Czar Alexis's reforms were a major influence on his son, who was determined to drag his mostly unwilling countrymen into the modern era. To that end, he arranged what was called the Grand Embassy, a retinue of Russian noblemen and craftsmen who traveled with him to Western Europe. The intent was to learn the ways of Westerners and bring back new knowledge and technology, as well as art and culture, which Peter hoped would lift his country out of the medieval era.
While Peter achieved these aims, he and his men also did much to validate Western opinions of "wild Russians." The Great Embassy's men - along with their czar - behaved like rock stars in hotel rooms. For example, in England, they were provided with an elegant house to stay at; they promptly trashed the place. Peter happily paid for the damages, but no money could repair the damage to his and his countrymen's reputation.
Peter I Is Famous For Breaking Open Windows, But He Also Stepped On A Lot Of Toes
The traditional saying goes like this: Peter the Great broke open windows to the West. And he certainly did. There was almost nothing that he did not try to improve about life in Russia - even on a personal level. For example, he demanded that all noblemen and their families abandon the Byzantine caftans, fur-trimmed hats, and other remnants of traditional Russian attire, and don the latest fashions from Paris. This included knee breeches for men and powdered wigs and faces for everyone.

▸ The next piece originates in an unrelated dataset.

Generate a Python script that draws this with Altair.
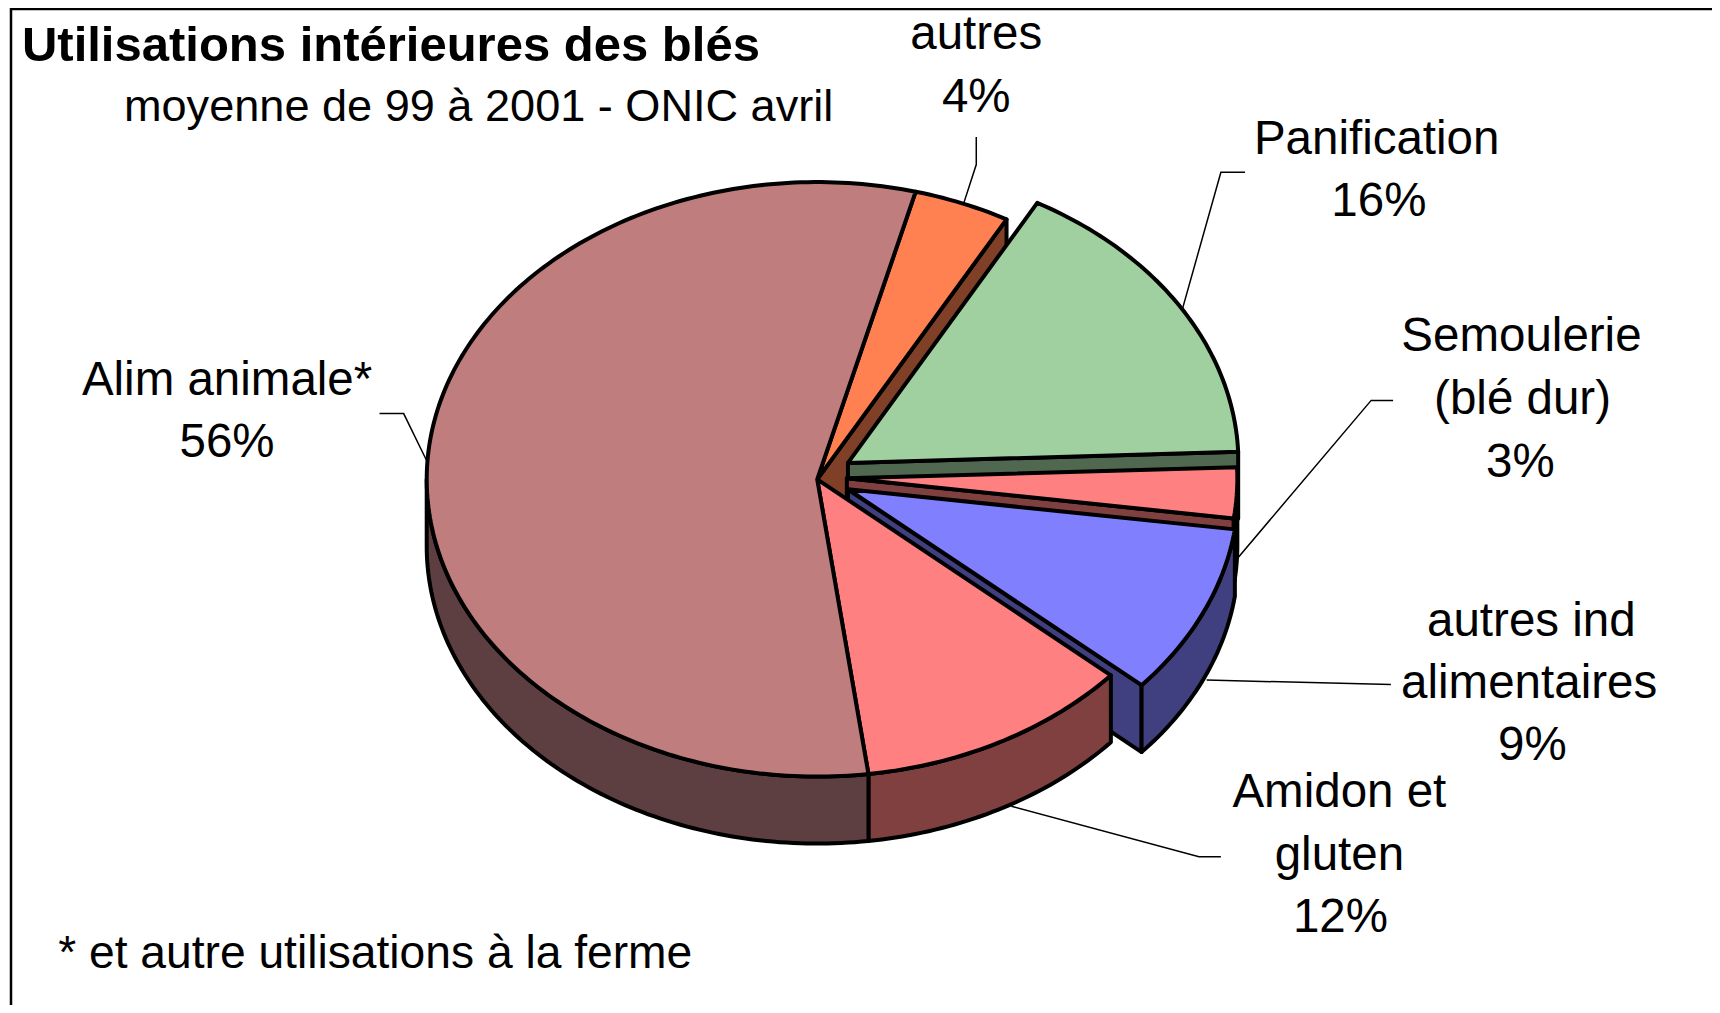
import math
import altair as alt

# ---- values (percent of use, as the slice angles show them) ----
categories = ["autres", "Panification", "Semoulerie (blé dur)", "autres ind alimentaires", "Amidon et gluten", "Alim animale*"]
shares = [4.0, 16.35, 2.75, 9.3, 11.45, 56.15]
top_colors = ["#FF8050", "#A0CFA0", "#FF8080", "#8080FF", "#FF8080", "#BF7D7D"]
side_colors = ["#804028", "#506850", "#804040", "#404080", "#804040", "#5E3F41"]

# ---- pie geometry ----
S = 1720 / 1568
CX, CY = 745 * S, 437 * S
A, B, T = 356 * S, 271 * S, 61 * S
START = 14.6
EXPLODE = [(0, 0), (28 * S, -15 * S), (27 * S, -1 * S), (28 * S, 9 * S), (0, 0), (0, 0)]
OFFX, OFFY = -8, -8  # page margin


def pt(ax, ay, ang, dy=0):
    r = math.radians(ang)
    return [ax + A * math.sin(r) + OFFX, ay - B * math.cos(r) + dy + OFFY]


def arc(ax, ay, a0, a1, dy=0):
    n = max(2, int(abs(a1 - a0)) + 1)
    return [pt(ax, ay, a0 + (a1 - a0) * i / (n - 1), dy) for i in range(n)]


def feat(name, coords, fill):
    return {"type": "Feature", "properties": {"name": name, "fill": fill},
            "geometry": {"type": "Polygon", "coordinates": [coords + [coords[0]]]}}


features = []
ang = START
for i, (cat, share) in enumerate(zip(categories, shares)):
    a0, a1 = ang, ang + share * 3.6
    ang = a1
    ax, ay = CX + EXPLODE[i][0], CY + EXPLODE[i][1]
    apex = [ax + OFFX, ay + OFFY]
    apex_low = [apex[0], apex[1] + T]
    # cut face at the clockwise end of the slice
    if a1 < 180:
        features.append(feat(cat + " cut", [apex, pt(ax, ay, a1), pt(ax, ay, a1, T), apex_low], side_colors[i]))
    # outer wall, only the front half shows
    w0, w1 = max(a0, 90), min(a1, 270)
    if w1 > w0:
        features.append(feat(cat + " wall", arc(ax, ay, w0, w1) + arc(ax, ay, w1, w0, T), side_colors[i]))
    features.append(feat(cat + " top", [apex] + arc(ax, ay, a0, a1), top_colors[i]))

# ---- leaders, in reference pixels (shrunk picture) ----
leaders = [
    [(890, 125), (890, 150), (878, 187)],
    [(1135, 157), (1113, 157), (1077, 285)],
    [(1270, 365), (1250, 365), (1123, 515)],
    [(1268, 624), (1100, 620)],
    [(1113, 781), (1093, 781), (922, 735)],
    [(346, 377), (368, 377), (389, 420)],
]
leader_features = [{"type": "Feature", "properties": {},
                    "geometry": {"type": "LineString",
                                 "coordinates": [[x * S + OFFX, y * S + OFFY] for x, y in line]}}
                   for line in leaders]

frame_features = [{"type": "Feature", "properties": {},
                   "geometry": {"type": "LineString",
                                "coordinates": [[11 + OFFX, 1100], [11 + OFFX, 1], [1800, 1]]}}]

# ---- text ----
labels = [
    ("autres", 890, 45), ("4%", 890, 102),
    ("Panification", 1255, 140), ("16%", 1257, 197),
    ("Semoulerie", 1387, 320), ("(blé dur)", 1388, 377), ("3%", 1386, 435),
    ("autres ind", 1396, 580), ("alimentaires", 1394, 636), ("9%", 1397, 693),
    ("Amidon et", 1221, 736), ("gluten", 1221, 793), ("12%", 1222, 850),
    ("Alim animale*", 207, 360), ("56%", 207, 417),
]
label_rows = [{"t": t, "x": x * S + OFFX, "y": y * S + OFFY} for t, x, y in labels]

proj = alt.Projection(type="identity", scale=1, translate=[0, 0])
no_axis = dict(scale=None, axis=None)

pie = alt.Chart(alt.Data(values=features)).mark_geoshape(
    stroke="black", strokeWidth=4, strokeJoin="round"
).encode(fill=alt.Fill("properties.fill:N", scale=None)).project(**proj.to_dict())

lead = alt.Chart(alt.Data(values=leader_features)).mark_geoshape(
    filled=False, stroke="black", strokeWidth=1.5
).project(**proj.to_dict())

frame = alt.Chart(alt.Data(values=frame_features)).mark_geoshape(
    filled=False, stroke="black", strokeWidth=2.5
).project(**proj.to_dict())

text = alt.Chart(alt.Data(values=label_rows)).mark_text(
    font="Liberation Sans", fontSize=47.5, align="center", baseline="alphabetic", color="black"
).encode(x=alt.X("x:Q", **no_axis), y=alt.Y("y:Q", **no_axis), text="t:N")


def note(txt, x, y, size, weight="normal"):
    return alt.Chart(alt.Data(values=[{"t": txt, "x": x * S + OFFX, "y": y * S + OFFY}])).mark_text(
        font="Liberation Sans", fontSize=size, fontWeight=weight, align="left",
        baseline="alphabetic", color="black"
    ).encode(x=alt.X("x:Q", **no_axis), y=alt.Y("y:Q", **no_axis), text="t:N")


chart = alt.layer(
    frame, lead, pie, text,
    note("Utilisations intérieures des blés", 20, 56, 49, "bold"),
    note("moyenne de 99 à 2001 - ONIC avril", 113, 110, 45.1),
    note("* et autre utilisations à la ferme", 53, 882, 46.2),
).properties(width=1704, height=997, padding=0, background="white"
).configure_view(stroke=None)

chart.save("out.html", embed_options={"renderer": "svg", "actions": False})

But these reforms came so swiftly and suddenly that they offended a number of Russians, noble and otherwise.
Some Russians Thought He Was The Antichrist
Peter the Great's reforms shocked everyone, but most eventually went along with the czar. However, when he insisted upon Orthodox Church reform, he ran into trouble. The czar and the Church had always worked hand-in-glove, and the Russian church was extremely powerful and influential.
A small percentage of the Orthodox faithful so opposed Peter's reforms that they were willing to perish defending the old ways. For example, there was a heated debate about how many fingers one should use when making the sign of the cross. The "Old Believers" maintained that only two fingers - the index and the middle finger - should be used. The reformers insisted on three (representing the Holy Trinity, and after all, it's what the oh-so-modern Westerners did).
It may sound crazy that anyone took this seriously, but it was a real dispute in Peter's Russia, and some burned themselves alive in their own churches to oppose his religious reforms. Some even claimed he was the Antichrist.